## Problem details:
With pictures left out, retype the lines from the start of the records through the one that contains "(ir) at (367,398)".

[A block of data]
Begin

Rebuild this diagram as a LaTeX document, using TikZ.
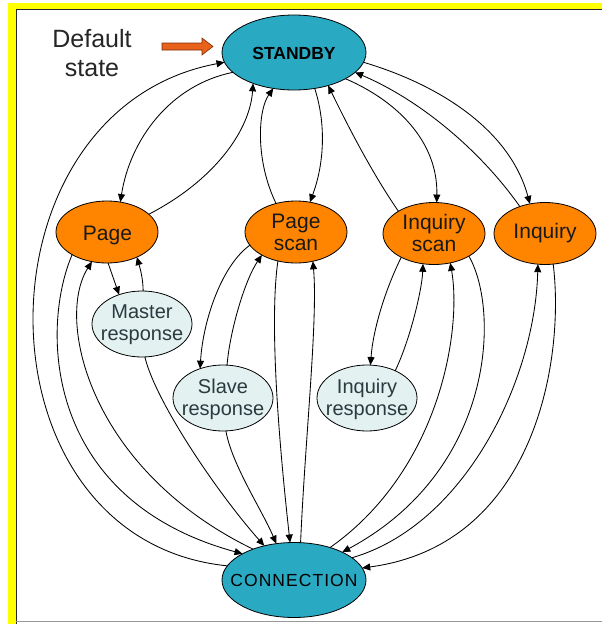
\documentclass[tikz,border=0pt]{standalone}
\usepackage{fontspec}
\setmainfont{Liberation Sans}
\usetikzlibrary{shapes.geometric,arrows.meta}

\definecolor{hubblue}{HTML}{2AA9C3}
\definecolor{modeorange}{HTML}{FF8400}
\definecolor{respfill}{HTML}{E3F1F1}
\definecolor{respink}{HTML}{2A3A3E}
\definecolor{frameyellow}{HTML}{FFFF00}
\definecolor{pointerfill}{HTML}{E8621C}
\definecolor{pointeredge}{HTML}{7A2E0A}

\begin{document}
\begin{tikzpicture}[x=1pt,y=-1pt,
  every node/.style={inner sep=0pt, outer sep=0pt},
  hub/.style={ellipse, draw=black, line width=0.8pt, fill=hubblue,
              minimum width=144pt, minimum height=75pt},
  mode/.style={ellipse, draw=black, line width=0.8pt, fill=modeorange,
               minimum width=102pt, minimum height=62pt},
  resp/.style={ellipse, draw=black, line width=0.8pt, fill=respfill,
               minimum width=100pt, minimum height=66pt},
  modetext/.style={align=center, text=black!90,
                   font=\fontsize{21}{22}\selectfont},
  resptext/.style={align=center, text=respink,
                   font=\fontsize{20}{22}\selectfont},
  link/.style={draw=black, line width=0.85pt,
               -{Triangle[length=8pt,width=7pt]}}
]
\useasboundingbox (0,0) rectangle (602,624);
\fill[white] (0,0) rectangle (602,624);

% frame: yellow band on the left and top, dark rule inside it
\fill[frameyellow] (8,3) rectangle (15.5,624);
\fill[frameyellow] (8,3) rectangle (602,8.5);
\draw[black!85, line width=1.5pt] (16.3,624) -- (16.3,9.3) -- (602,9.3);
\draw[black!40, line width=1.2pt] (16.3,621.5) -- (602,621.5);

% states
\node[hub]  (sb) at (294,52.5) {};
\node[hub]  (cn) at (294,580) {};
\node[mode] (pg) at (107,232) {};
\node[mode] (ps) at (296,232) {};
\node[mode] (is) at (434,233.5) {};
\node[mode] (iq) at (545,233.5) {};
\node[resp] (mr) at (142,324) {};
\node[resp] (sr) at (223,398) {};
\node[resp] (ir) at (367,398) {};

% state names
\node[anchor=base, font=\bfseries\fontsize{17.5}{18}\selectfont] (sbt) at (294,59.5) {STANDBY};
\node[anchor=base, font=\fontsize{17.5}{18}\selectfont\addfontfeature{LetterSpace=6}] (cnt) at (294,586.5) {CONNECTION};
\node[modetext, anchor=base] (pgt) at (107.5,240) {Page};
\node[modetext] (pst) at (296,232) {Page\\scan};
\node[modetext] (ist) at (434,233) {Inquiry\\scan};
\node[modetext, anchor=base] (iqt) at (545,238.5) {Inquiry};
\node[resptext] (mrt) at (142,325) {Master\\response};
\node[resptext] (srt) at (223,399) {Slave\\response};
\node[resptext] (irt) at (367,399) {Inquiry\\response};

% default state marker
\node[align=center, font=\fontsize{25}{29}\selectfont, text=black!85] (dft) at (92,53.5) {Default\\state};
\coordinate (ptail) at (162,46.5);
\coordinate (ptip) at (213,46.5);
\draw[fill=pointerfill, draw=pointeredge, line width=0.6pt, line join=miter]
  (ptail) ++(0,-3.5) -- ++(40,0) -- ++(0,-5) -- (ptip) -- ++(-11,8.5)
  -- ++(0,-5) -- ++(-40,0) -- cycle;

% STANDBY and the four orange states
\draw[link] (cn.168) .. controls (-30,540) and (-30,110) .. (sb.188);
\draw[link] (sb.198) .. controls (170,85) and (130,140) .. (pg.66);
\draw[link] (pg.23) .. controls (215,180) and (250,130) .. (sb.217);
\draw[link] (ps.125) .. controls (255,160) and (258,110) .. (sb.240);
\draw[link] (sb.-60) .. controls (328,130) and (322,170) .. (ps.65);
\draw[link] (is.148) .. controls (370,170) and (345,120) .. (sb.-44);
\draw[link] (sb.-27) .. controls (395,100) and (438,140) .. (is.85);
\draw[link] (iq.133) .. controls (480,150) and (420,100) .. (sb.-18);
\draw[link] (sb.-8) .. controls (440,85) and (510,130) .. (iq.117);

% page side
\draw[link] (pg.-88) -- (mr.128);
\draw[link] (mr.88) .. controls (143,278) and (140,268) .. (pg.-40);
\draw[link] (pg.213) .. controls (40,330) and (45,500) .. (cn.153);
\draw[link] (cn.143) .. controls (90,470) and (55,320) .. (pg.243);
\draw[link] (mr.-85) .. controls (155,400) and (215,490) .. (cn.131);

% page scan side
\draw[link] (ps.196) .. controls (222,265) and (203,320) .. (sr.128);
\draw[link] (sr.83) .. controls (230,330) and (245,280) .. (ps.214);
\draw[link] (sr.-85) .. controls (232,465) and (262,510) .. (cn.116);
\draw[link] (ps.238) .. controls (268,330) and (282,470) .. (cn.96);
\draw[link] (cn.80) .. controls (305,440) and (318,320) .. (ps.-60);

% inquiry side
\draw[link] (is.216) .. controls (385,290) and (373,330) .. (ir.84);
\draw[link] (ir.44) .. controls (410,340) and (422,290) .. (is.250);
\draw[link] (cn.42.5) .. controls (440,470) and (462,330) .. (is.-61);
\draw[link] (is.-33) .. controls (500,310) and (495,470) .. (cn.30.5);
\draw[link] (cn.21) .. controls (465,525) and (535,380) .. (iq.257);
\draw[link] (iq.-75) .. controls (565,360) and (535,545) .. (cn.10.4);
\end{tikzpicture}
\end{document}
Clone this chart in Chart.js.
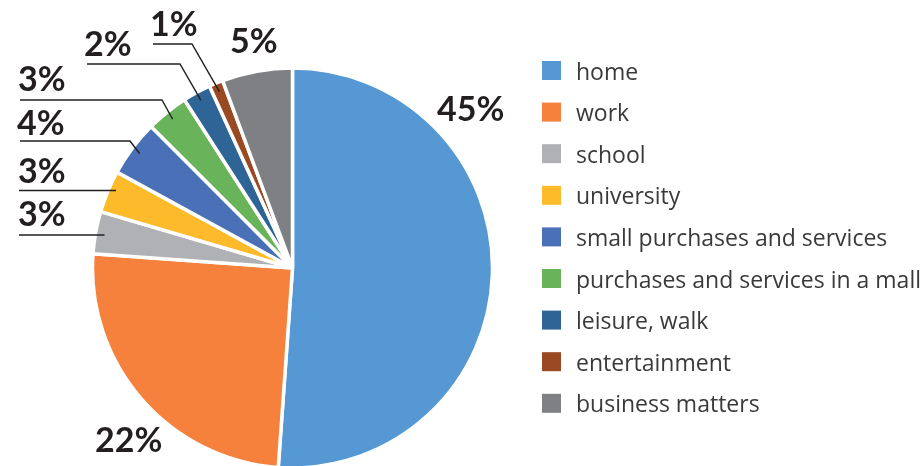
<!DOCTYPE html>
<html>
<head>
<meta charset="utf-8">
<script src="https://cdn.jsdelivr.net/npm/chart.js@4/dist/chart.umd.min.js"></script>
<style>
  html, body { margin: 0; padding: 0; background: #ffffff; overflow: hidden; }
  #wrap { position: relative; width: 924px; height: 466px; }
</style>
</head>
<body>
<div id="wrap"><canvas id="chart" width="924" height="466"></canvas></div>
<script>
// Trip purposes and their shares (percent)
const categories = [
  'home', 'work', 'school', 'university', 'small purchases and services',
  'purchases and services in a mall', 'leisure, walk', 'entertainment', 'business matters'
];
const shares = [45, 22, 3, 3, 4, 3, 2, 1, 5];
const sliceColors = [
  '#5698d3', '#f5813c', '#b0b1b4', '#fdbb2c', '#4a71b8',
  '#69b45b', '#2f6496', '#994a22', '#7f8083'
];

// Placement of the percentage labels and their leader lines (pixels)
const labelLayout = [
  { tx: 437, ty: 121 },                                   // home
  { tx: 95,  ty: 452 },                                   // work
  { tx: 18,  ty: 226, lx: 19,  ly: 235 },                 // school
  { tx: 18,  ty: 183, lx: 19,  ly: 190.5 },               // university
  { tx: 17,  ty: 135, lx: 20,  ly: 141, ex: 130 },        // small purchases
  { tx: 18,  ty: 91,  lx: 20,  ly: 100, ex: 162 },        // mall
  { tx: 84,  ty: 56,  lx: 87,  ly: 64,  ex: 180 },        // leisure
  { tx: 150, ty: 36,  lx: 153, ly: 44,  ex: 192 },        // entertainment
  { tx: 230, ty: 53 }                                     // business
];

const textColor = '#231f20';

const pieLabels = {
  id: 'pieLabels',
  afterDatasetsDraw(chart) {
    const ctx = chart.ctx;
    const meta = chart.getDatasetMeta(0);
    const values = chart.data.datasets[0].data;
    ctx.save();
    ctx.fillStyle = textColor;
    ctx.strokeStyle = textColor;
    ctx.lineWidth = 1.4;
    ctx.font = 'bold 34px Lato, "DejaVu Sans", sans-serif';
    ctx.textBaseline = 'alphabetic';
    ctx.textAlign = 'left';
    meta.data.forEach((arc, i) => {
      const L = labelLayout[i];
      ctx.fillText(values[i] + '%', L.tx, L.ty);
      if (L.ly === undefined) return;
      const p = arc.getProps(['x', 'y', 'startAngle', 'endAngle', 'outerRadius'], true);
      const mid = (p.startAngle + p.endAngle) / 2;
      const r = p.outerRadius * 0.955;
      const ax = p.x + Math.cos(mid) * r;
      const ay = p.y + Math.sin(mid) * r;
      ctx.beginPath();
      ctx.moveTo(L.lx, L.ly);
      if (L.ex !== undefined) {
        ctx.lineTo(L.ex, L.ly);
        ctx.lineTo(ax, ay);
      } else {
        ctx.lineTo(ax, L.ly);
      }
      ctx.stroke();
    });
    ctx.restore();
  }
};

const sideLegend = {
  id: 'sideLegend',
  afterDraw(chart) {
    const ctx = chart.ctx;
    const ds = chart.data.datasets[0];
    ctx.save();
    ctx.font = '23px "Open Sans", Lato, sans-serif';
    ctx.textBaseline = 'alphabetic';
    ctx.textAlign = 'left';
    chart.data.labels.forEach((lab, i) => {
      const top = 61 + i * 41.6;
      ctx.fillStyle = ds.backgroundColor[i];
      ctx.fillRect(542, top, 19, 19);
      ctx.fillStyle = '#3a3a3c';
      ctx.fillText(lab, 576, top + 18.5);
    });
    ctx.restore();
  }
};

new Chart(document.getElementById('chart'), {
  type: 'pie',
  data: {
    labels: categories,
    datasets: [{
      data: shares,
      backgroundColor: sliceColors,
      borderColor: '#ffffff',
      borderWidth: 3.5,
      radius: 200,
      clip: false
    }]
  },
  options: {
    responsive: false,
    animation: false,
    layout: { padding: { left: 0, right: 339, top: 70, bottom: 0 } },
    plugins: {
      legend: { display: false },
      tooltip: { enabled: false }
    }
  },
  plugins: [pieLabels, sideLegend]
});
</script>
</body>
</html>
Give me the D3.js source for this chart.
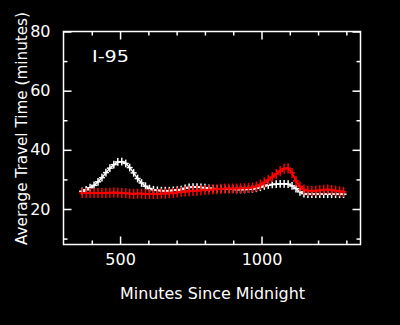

End

## Expected answer:
Rebuild this diagram as a LaTeX document, using TikZ.
\documentclass[tikz,border=0pt]{standalone}
\usepackage{fontspec}
\setmainfont{Liberation Sans}
\usetikzlibrary{shapes.geometric,arrows.meta}

\definecolor{hubblue}{HTML}{2AA9C3}
\definecolor{modeorange}{HTML}{FF8400}
\definecolor{respfill}{HTML}{E3F1F1}
\definecolor{respink}{HTML}{2A3A3E}
\definecolor{frameyellow}{HTML}{FFFF00}
\definecolor{pointerfill}{HTML}{E8621C}
\definecolor{pointeredge}{HTML}{7A2E0A}

\begin{document}
\begin{tikzpicture}[x=1pt,y=-1pt,
  every node/.style={inner sep=0pt, outer sep=0pt},
  hub/.style={ellipse, draw=black, line width=0.8pt, fill=hubblue,
              minimum width=144pt, minimum height=75pt},
  mode/.style={ellipse, draw=black, line width=0.8pt, fill=modeorange,
               minimum width=102pt, minimum height=62pt},
  resp/.style={ellipse, draw=black, line width=0.8pt, fill=respfill,
               minimum width=100pt, minimum height=66pt},
  modetext/.style={align=center, text=black!90,
                   font=\fontsize{21}{22}\selectfont},
  resptext/.style={align=center, text=respink,
                   font=\fontsize{20}{22}\selectfont},
  link/.style={draw=black, line width=0.85pt,
               -{Triangle[length=8pt,width=7pt]}}
]
\useasboundingbox (0,0) rectangle (602,624);
\fill[white] (0,0) rectangle (602,624);

% frame: yellow band on the left and top, dark rule inside it
\fill[frameyellow] (8,3) rectangle (15.5,624);
\fill[frameyellow] (8,3) rectangle (602,8.5);
\draw[black!85, line width=1.5pt] (16.3,624) -- (16.3,9.3) -- (602,9.3);
\draw[black!40, line width=1.2pt] (16.3,621.5) -- (602,621.5);

% states
\node[hub]  (sb) at (294,52.5) {};
\node[hub]  (cn) at (294,580) {};
\node[mode] (pg) at (107,232) {};
\node[mode] (ps) at (296,232) {};
\node[mode] (is) at (434,233.5) {};
\node[mode] (iq) at (545,233.5) {};
\node[resp] (mr) at (142,324) {};
\node[resp] (sr) at (223,398) {};
\node[resp] (ir) at (367,398) {};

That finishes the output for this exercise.